Meski begitu, di balik optimisme tersebut, tantangan besar masih membayangi. Degradasi lingkungan di sejumlah destinasi, tergerusnya nilai budaya lokal akibat komersialisasi, keterbatasan aksesibilitas dan fasilitas penunjang, rendahnya kualitas layanan, serta minimnya distribusi manfaat ekonomi bagi masyarakat setempat, masih menjadi pekerjaan rumah yang harus dituntaskan.
Kondisi ini tercermin dari fakta yang diungkap legislator: pada 2024, sekitar 44 persen devisa pariwisata Indonesia masih terkonsentrasi di Bali. Angka itu menunjukkan bahwa pembangunan pariwisata masih timpang, belum merata di destinasi super prioritas lain seperti Danau Toba, Labuan Bajo, dan Borobudur. Jika pariwisata disebut sebagai “mesin pertumbuhan ekonomi nasional”, maka mesin itu harus berputar secara adil, tidak hanya menguntungkan satu wilayah.
Ketua Panitia Kerja (Panja) RUU Kepariwisataan, Chusnunia Chalim, menegaskan bahwa UU baru ini lahir sebagai respons kolektif atas kesadaran bahwa model pariwisata lama, yang berorientasi pada kuantitas kunjungan dan eksploitasi sumber daya, sudah tidak relevan dengan tantangan zaman. Paradigma baru bertekad membangun pariwisata yang berbasis pada nilai-nilai Pancasila dan UUD 1945, sehingga tujuan akhirnya tidak hanya pertumbuhan ekonomi, tetapi juga kesejahteraan rakyat, pelestarian lingkungan, dan penguatan identitas negara melalui budaya serta kemaritiman.

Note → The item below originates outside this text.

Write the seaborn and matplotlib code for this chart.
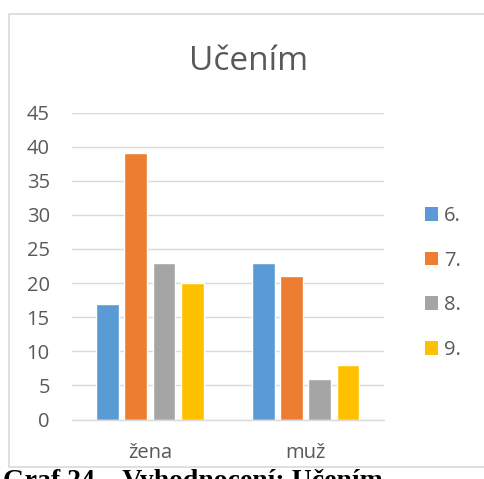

Dengan landasan ini, keberhasilan sektor pariwisata Indonesia ke depan tidak lagi diukur sebatas jumlah devisa atau angka kunjungan wisatawan, melainkan dari seberapa jauh kita mampu menjaga kelestarian alam, melestarikan budaya lokal, mencetak sumber daya manusia yang berkualitas, serta memastikan masyarakat sebagai pemilik utama pariwisata ikut merasakan manfaatnya secara langsung.